Dataset content ::
▼

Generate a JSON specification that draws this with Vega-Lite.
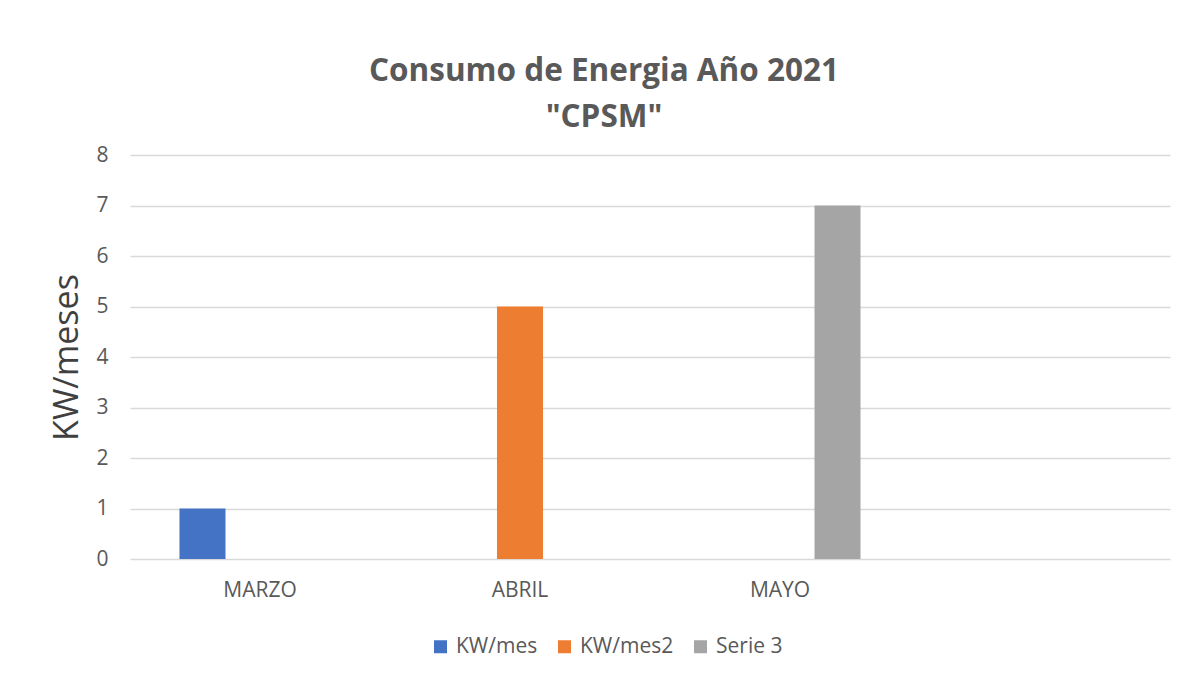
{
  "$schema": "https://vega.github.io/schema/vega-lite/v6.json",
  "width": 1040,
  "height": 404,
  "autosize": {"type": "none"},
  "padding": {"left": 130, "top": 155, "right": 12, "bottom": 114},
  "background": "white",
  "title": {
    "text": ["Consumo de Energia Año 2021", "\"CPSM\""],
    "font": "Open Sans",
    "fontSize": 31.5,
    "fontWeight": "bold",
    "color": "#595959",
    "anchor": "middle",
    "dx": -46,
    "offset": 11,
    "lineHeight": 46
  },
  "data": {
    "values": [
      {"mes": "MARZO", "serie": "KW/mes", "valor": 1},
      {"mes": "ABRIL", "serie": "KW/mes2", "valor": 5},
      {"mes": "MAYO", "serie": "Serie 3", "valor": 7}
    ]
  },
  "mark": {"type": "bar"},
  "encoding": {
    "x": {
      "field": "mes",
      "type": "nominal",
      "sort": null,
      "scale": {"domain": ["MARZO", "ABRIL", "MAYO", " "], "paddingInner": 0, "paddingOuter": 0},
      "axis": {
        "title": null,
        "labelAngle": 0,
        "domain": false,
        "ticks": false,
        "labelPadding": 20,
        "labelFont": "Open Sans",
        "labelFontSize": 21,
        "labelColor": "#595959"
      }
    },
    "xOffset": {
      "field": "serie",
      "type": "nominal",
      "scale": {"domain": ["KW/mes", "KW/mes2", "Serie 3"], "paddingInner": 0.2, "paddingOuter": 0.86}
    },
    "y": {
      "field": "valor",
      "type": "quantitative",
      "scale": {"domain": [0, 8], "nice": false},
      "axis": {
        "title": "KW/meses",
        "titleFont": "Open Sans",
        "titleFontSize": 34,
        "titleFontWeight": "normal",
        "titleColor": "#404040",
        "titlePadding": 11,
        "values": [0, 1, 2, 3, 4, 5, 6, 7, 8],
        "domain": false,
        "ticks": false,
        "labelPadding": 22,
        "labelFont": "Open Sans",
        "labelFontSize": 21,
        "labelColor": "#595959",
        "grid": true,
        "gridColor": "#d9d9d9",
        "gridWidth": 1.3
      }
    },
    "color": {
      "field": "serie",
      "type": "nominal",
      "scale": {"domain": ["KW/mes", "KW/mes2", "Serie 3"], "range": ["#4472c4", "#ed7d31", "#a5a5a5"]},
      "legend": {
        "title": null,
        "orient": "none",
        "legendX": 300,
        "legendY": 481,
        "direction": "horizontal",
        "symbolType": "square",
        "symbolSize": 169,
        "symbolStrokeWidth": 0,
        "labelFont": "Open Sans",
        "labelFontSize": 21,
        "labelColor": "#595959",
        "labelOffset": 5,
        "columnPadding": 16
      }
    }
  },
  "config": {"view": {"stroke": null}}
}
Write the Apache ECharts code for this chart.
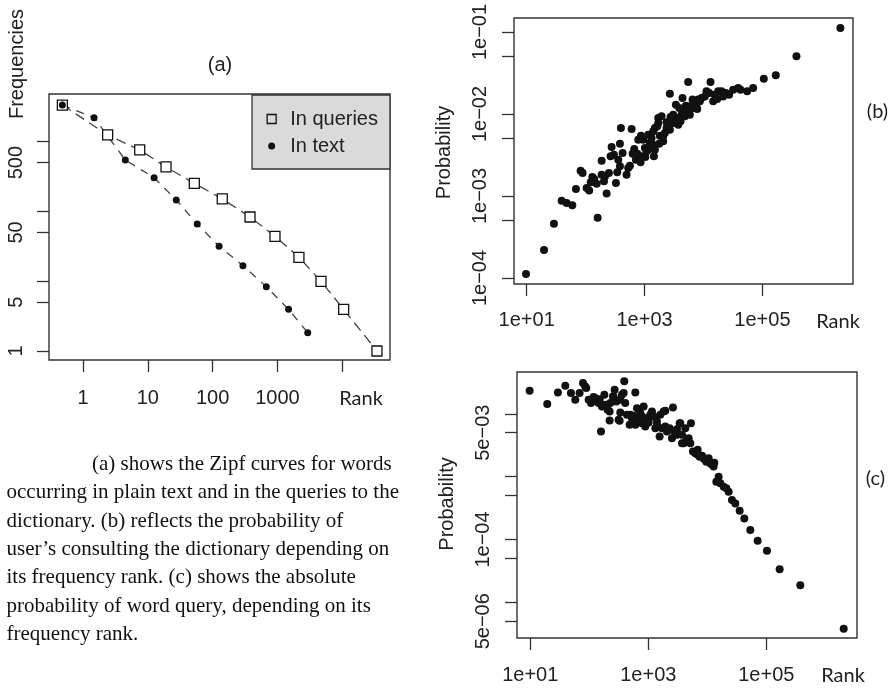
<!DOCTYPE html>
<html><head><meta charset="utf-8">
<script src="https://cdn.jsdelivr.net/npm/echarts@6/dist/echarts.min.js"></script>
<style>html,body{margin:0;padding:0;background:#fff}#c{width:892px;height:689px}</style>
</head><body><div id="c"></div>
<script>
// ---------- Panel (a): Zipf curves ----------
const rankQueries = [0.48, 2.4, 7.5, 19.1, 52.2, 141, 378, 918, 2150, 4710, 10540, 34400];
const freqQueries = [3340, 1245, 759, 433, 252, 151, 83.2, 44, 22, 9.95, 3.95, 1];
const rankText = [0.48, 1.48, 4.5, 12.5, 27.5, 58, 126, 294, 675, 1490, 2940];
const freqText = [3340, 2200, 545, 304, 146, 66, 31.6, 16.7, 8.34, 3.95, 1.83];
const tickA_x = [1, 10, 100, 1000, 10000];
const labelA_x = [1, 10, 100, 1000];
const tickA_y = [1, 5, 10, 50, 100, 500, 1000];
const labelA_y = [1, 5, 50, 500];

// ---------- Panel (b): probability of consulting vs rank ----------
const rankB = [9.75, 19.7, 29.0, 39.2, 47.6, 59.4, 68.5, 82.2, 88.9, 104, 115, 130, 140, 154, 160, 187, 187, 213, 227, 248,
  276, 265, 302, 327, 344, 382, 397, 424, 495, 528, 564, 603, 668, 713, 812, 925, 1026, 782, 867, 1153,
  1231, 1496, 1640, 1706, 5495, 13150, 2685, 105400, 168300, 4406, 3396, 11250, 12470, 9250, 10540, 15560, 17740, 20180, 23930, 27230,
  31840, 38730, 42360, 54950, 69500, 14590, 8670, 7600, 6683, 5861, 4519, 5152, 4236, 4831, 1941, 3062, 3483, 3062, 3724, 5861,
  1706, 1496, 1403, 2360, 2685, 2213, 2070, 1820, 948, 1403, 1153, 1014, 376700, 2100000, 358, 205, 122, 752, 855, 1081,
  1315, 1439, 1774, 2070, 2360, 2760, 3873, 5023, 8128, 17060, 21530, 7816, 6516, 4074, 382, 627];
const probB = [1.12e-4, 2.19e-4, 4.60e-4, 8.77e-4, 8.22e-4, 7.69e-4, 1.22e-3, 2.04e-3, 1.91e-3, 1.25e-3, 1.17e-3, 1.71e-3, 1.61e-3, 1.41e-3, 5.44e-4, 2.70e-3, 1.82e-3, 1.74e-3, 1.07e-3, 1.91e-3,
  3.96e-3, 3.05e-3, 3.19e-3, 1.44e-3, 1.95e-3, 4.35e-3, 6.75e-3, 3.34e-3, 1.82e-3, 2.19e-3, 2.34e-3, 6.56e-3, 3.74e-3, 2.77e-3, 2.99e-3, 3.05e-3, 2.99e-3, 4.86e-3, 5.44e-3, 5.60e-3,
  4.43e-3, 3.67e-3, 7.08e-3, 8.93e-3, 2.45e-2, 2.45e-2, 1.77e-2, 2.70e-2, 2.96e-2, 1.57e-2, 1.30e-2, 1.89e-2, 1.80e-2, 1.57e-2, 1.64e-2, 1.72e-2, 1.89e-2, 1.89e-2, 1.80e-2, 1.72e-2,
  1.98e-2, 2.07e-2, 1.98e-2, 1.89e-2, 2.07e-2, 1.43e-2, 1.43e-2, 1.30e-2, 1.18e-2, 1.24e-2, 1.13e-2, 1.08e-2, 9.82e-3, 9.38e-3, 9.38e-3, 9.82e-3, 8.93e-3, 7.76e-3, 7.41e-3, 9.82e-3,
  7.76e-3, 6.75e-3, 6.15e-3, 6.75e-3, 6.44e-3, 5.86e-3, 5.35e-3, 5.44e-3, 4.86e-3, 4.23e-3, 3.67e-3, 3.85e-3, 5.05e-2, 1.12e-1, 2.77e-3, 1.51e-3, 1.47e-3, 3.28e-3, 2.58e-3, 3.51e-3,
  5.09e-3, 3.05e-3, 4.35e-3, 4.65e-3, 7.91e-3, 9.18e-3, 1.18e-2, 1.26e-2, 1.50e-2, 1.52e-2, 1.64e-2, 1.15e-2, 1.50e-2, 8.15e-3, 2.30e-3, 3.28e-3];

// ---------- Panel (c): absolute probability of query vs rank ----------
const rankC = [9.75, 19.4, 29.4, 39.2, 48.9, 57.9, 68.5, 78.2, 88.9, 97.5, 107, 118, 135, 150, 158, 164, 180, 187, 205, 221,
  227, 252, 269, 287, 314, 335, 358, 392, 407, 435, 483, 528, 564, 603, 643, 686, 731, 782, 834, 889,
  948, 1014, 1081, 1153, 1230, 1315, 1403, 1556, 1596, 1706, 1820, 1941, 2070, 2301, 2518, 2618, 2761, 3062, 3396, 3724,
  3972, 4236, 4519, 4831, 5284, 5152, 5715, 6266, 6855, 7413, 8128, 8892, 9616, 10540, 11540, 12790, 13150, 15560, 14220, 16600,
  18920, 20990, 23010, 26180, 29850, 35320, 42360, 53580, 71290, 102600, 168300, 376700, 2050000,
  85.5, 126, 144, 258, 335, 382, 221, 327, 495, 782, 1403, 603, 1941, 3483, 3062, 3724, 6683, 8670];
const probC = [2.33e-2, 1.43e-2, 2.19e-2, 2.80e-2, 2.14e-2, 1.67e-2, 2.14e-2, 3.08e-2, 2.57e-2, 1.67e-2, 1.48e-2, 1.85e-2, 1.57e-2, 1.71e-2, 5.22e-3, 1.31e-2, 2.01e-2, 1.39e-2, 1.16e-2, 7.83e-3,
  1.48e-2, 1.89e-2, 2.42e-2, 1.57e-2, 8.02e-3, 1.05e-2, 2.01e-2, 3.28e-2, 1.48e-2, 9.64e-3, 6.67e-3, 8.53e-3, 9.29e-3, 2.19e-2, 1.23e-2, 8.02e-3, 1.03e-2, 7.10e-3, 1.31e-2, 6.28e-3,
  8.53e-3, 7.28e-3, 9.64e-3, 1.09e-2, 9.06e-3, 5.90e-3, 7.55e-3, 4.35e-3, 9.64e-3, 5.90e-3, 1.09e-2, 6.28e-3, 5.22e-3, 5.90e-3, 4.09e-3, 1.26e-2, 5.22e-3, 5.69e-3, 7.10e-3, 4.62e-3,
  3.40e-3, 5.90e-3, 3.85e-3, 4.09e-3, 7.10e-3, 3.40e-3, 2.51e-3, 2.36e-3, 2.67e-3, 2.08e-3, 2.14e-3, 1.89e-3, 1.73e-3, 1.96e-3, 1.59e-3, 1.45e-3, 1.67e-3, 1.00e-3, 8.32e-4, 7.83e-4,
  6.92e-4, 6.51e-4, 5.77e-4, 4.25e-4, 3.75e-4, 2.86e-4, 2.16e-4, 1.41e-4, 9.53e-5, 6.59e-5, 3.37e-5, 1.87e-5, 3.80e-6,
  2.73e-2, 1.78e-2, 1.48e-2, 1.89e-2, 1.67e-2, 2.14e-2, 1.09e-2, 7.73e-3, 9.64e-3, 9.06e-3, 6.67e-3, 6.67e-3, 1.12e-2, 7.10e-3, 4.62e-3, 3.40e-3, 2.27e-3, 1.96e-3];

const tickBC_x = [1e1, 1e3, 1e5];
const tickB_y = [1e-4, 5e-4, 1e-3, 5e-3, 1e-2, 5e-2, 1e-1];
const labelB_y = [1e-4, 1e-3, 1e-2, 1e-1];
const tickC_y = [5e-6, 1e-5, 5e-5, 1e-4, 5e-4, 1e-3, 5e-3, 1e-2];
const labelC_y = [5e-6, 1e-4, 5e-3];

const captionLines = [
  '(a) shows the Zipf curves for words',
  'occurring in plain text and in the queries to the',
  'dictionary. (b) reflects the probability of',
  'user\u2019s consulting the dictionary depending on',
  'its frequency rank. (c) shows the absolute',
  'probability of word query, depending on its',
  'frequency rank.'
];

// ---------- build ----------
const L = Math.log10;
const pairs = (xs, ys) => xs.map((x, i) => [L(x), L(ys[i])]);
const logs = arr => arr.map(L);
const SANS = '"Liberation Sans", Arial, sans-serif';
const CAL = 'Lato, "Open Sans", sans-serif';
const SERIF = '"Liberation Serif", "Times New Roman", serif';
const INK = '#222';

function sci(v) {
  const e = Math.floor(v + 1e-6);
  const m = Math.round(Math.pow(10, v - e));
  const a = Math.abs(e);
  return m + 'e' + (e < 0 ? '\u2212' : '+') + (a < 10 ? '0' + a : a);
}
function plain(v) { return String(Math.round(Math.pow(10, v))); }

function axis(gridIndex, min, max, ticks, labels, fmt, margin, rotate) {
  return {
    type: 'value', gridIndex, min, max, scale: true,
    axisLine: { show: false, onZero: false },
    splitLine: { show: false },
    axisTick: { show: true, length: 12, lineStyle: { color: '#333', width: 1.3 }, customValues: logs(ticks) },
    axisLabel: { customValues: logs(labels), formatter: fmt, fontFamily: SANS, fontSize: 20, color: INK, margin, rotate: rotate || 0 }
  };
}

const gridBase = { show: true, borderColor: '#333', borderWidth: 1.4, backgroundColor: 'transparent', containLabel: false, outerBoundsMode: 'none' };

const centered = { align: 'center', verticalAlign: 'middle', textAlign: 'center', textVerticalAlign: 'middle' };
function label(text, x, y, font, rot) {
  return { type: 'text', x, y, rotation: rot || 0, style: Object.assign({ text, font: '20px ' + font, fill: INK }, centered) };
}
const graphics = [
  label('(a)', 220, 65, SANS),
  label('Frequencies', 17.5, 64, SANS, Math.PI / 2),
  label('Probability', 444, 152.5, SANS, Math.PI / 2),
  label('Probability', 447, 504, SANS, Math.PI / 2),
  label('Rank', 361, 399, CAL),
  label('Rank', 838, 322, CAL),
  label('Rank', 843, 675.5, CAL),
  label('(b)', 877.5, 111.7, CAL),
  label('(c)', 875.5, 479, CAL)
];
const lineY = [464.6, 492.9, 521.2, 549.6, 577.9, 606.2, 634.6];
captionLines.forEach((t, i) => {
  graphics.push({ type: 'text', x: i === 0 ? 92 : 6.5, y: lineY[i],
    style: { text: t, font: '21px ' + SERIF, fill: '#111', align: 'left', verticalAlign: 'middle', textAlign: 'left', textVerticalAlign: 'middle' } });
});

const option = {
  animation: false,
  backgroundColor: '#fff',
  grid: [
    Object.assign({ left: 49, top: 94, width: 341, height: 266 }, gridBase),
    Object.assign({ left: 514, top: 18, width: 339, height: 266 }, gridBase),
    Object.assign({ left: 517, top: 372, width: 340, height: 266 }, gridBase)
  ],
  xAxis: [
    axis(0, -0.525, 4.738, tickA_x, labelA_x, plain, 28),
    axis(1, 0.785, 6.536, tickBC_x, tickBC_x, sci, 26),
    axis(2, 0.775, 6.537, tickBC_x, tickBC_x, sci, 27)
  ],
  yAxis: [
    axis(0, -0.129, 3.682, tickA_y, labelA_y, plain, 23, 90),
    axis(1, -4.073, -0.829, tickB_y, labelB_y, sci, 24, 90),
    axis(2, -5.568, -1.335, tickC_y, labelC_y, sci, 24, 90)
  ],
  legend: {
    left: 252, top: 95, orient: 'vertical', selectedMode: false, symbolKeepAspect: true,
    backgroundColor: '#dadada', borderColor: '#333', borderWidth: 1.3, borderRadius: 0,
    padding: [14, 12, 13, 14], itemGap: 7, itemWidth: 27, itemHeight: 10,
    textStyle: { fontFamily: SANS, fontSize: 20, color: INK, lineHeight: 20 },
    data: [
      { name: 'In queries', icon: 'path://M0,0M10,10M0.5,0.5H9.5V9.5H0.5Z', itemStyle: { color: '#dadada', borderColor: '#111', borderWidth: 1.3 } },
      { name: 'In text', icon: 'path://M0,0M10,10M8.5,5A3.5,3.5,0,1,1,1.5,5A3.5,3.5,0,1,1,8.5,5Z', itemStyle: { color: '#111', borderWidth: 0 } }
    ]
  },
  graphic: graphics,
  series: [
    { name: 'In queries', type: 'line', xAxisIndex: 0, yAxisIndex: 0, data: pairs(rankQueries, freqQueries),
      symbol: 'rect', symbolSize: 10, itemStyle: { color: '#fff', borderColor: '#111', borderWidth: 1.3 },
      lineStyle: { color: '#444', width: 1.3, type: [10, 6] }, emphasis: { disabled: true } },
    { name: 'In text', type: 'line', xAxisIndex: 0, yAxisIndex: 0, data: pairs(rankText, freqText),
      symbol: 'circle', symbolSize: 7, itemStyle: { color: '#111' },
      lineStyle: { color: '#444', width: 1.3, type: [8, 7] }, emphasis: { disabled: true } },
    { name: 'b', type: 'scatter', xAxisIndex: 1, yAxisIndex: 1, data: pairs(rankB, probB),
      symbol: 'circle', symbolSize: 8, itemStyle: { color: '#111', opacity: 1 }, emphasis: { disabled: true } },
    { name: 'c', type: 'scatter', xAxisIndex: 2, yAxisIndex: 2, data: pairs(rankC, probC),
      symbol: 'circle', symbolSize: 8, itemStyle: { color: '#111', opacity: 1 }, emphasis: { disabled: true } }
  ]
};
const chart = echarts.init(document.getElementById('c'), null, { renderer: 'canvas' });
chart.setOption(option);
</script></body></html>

▲

Objective ::
Nothing but the lines from the one with "Write the Apache ECharts code for this chart." through the one with "const labelA_y = [1, 5, 50, 500];" is to be copied, exactly and ends included. Leave pictures out.

Exercise solution ::
Write the Apache ECharts code for this chart.
<!DOCTYPE html>
<html><head><meta charset="utf-8">
<script src="https://cdn.jsdelivr.net/npm/echarts@6/dist/echarts.min.js"></script>
<style>html,body{margin:0;padding:0;background:#fff}#c{width:892px;height:689px}</style>
</head><body><div id="c"></div>
<script>
// ---------- Panel (a): Zipf curves ----------
const rankQueries = [0.48, 2.4, 7.5, 19.1, 52.2, 141, 378, 918, 2150, 4710, 10540, 34400];
const freqQueries = [3340, 1245, 759, 433, 252, 151, 83.2, 44, 22, 9.95, 3.95, 1];
const rankText = [0.48, 1.48, 4.5, 12.5, 27.5, 58, 126, 294, 675, 1490, 2940];
const freqText = [3340, 2200, 545, 304, 146, 66, 31.6, 16.7, 8.34, 3.95, 1.83];
const tickA_x = [1, 10, 100, 1000, 10000];
const labelA_x = [1, 10, 100, 1000];
const tickA_y = [1, 5, 10, 50, 100, 500, 1000];
const labelA_y = [1, 5, 50, 500];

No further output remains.